The listing below holds pictures; exclude them. Return exactly the lines from the one with "What Plotly code" through the one with "import plotly.graph_objects as go".
-------- Task data
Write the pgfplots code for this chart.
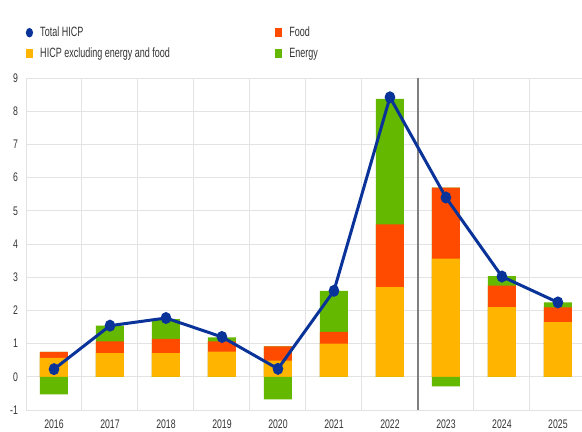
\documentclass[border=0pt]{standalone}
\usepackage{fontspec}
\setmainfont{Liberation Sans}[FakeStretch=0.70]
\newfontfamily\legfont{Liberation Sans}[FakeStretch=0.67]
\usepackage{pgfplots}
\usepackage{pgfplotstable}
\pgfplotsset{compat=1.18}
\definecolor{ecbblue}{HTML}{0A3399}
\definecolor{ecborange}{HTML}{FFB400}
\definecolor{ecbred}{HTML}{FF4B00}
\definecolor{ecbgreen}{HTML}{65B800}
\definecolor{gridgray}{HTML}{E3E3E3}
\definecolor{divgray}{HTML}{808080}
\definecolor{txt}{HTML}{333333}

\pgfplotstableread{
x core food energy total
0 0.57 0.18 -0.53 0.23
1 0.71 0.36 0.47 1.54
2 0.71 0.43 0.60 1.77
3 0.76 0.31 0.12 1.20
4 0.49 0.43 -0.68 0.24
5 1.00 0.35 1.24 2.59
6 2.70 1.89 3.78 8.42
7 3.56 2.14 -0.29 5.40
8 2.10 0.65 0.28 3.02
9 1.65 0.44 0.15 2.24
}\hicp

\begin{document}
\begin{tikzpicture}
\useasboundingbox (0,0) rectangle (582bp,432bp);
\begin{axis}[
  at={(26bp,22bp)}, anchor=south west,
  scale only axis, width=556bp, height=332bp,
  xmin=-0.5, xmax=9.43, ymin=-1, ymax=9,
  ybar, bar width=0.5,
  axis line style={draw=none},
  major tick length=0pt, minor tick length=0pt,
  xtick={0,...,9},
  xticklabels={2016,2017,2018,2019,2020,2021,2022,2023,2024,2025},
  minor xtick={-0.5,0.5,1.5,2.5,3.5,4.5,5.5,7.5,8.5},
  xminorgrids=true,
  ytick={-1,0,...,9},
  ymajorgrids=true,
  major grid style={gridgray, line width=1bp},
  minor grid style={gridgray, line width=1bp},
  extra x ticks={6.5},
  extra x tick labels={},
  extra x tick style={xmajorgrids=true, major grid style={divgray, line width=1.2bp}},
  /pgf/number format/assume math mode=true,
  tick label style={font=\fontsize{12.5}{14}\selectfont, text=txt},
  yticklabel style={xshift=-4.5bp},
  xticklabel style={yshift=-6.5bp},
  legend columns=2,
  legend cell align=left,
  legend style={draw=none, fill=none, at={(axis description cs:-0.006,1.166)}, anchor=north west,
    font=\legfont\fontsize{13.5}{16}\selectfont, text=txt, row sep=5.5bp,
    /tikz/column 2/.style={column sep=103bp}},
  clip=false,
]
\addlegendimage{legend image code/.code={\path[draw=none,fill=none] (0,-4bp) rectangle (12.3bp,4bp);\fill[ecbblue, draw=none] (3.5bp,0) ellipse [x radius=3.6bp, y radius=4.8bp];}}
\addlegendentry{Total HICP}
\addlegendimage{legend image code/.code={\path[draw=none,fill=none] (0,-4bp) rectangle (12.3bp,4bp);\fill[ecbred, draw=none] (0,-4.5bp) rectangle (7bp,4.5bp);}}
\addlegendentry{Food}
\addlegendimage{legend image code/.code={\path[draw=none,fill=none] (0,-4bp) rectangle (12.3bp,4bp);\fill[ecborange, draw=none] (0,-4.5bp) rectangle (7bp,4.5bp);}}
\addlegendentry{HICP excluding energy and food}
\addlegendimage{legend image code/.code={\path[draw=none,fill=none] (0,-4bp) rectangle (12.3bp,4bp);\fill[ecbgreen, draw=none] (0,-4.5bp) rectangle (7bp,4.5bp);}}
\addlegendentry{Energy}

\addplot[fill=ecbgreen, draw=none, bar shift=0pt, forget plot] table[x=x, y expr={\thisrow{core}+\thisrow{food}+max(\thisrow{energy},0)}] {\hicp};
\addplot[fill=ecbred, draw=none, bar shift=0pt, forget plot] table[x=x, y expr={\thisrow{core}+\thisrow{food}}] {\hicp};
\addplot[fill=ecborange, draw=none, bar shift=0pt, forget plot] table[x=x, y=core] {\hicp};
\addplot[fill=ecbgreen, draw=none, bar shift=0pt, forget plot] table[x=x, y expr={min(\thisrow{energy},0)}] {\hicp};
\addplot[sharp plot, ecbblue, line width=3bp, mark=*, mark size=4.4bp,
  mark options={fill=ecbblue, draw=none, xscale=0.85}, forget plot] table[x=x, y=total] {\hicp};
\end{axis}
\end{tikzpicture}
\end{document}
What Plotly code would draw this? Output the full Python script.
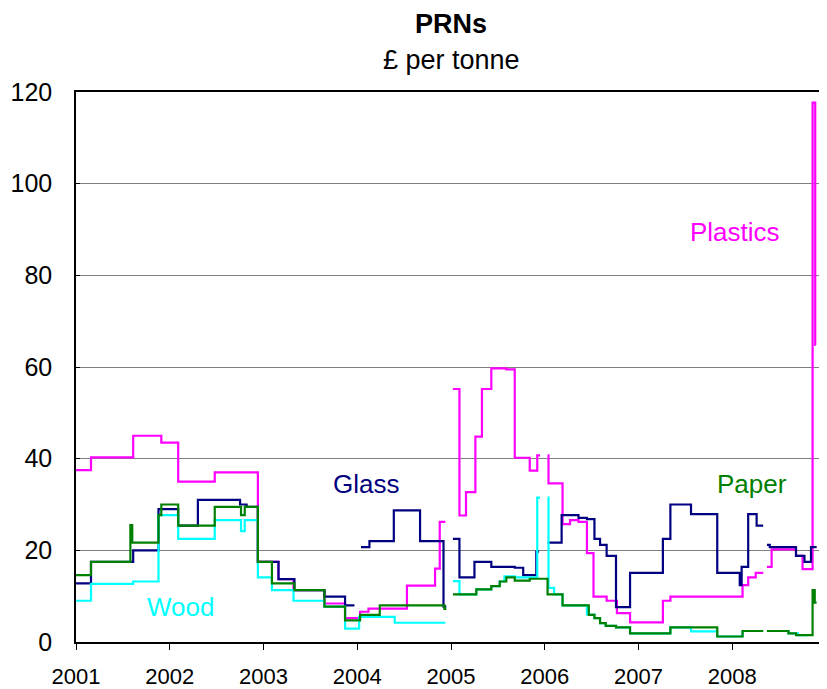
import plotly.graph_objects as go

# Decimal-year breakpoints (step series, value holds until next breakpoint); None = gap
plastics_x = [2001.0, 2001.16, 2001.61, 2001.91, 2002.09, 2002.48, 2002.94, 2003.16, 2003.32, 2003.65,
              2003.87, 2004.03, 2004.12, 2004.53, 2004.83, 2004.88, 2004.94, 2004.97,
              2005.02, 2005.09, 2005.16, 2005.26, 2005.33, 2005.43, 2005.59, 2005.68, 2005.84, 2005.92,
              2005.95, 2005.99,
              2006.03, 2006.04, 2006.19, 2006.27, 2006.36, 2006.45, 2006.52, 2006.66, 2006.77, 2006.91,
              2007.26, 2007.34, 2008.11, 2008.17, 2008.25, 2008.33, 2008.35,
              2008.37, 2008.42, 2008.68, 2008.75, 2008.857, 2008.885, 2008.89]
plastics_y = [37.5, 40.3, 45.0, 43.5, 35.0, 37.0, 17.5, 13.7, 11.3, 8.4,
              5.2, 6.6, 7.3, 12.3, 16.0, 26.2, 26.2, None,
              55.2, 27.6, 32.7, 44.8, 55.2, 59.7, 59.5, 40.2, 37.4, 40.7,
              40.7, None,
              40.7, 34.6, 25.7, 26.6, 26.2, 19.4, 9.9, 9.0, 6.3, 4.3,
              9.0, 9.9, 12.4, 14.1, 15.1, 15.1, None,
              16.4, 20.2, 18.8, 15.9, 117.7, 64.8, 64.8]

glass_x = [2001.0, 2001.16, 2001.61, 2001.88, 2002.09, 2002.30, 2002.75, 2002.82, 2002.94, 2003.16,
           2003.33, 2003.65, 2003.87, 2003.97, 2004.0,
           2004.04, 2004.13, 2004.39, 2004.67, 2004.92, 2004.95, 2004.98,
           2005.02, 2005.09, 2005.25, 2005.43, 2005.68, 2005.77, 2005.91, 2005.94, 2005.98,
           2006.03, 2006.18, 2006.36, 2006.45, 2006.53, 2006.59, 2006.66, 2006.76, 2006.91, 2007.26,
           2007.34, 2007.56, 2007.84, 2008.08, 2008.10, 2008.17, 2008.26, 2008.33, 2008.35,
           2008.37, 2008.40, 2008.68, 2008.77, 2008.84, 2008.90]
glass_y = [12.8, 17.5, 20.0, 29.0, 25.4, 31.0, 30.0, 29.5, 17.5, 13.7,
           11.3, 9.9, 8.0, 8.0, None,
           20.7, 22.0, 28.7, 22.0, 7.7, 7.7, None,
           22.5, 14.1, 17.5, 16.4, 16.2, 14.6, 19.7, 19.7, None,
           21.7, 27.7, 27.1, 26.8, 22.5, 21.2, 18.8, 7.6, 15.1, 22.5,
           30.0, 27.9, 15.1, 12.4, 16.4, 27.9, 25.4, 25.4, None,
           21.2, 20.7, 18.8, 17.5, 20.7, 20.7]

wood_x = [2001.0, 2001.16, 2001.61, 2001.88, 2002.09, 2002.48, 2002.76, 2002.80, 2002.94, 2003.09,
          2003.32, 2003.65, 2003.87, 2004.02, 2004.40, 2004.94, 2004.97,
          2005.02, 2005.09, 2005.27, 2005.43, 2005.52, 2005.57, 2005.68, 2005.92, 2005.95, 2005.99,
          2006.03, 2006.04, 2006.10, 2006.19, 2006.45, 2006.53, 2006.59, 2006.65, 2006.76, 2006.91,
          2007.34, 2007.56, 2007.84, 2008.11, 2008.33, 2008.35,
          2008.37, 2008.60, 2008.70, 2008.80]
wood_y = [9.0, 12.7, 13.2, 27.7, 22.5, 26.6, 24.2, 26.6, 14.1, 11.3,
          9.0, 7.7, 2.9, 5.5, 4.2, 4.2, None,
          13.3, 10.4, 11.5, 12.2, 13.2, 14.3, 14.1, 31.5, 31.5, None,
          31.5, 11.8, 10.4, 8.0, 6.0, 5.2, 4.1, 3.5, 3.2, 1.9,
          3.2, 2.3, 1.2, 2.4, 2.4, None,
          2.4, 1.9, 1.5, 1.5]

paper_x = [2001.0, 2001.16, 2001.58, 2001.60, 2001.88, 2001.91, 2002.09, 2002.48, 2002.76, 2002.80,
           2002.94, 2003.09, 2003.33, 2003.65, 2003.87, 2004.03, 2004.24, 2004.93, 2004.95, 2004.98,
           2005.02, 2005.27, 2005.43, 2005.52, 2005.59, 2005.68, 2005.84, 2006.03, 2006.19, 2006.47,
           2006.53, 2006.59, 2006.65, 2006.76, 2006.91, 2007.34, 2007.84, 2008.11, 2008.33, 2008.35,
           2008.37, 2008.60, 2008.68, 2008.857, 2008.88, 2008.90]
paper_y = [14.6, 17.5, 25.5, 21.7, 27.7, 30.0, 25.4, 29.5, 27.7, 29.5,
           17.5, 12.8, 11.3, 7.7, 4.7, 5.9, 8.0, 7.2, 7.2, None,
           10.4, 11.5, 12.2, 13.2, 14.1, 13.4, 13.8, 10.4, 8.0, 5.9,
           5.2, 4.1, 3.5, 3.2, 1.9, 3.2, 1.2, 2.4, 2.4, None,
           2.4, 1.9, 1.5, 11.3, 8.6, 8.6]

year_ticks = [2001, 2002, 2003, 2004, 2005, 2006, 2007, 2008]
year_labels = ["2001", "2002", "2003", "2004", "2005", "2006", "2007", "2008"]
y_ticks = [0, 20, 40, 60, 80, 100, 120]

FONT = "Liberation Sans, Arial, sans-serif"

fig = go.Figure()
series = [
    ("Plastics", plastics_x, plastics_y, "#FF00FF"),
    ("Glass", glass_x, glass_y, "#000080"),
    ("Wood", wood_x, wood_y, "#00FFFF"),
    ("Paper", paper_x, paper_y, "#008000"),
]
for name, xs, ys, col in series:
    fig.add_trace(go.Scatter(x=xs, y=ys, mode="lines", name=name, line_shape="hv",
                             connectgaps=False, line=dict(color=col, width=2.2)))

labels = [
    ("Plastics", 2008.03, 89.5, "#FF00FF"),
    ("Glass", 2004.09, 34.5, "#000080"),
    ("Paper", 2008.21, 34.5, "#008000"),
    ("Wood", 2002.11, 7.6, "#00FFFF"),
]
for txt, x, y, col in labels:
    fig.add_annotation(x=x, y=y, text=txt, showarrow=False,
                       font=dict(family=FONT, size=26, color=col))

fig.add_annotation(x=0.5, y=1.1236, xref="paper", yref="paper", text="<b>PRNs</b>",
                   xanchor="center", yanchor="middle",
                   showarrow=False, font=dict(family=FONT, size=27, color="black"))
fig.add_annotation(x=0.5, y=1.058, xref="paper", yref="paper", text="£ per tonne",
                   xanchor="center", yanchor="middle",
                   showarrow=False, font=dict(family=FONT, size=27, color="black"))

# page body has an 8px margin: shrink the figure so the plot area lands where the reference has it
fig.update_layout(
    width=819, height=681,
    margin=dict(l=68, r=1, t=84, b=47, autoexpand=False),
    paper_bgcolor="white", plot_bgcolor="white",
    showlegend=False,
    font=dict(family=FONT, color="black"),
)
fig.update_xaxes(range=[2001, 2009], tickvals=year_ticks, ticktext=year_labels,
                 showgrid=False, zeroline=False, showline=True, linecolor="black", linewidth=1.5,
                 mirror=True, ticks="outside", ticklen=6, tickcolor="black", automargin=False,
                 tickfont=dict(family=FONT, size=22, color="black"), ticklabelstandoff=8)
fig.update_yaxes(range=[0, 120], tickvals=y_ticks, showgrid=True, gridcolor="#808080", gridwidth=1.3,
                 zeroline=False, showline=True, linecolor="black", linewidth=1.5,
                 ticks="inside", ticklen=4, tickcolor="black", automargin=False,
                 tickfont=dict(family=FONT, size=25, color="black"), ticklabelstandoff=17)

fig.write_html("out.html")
----------------
**Response for this exercise**
What Plotly code would draw this? Output the full Python script.
import plotly.graph_objects as go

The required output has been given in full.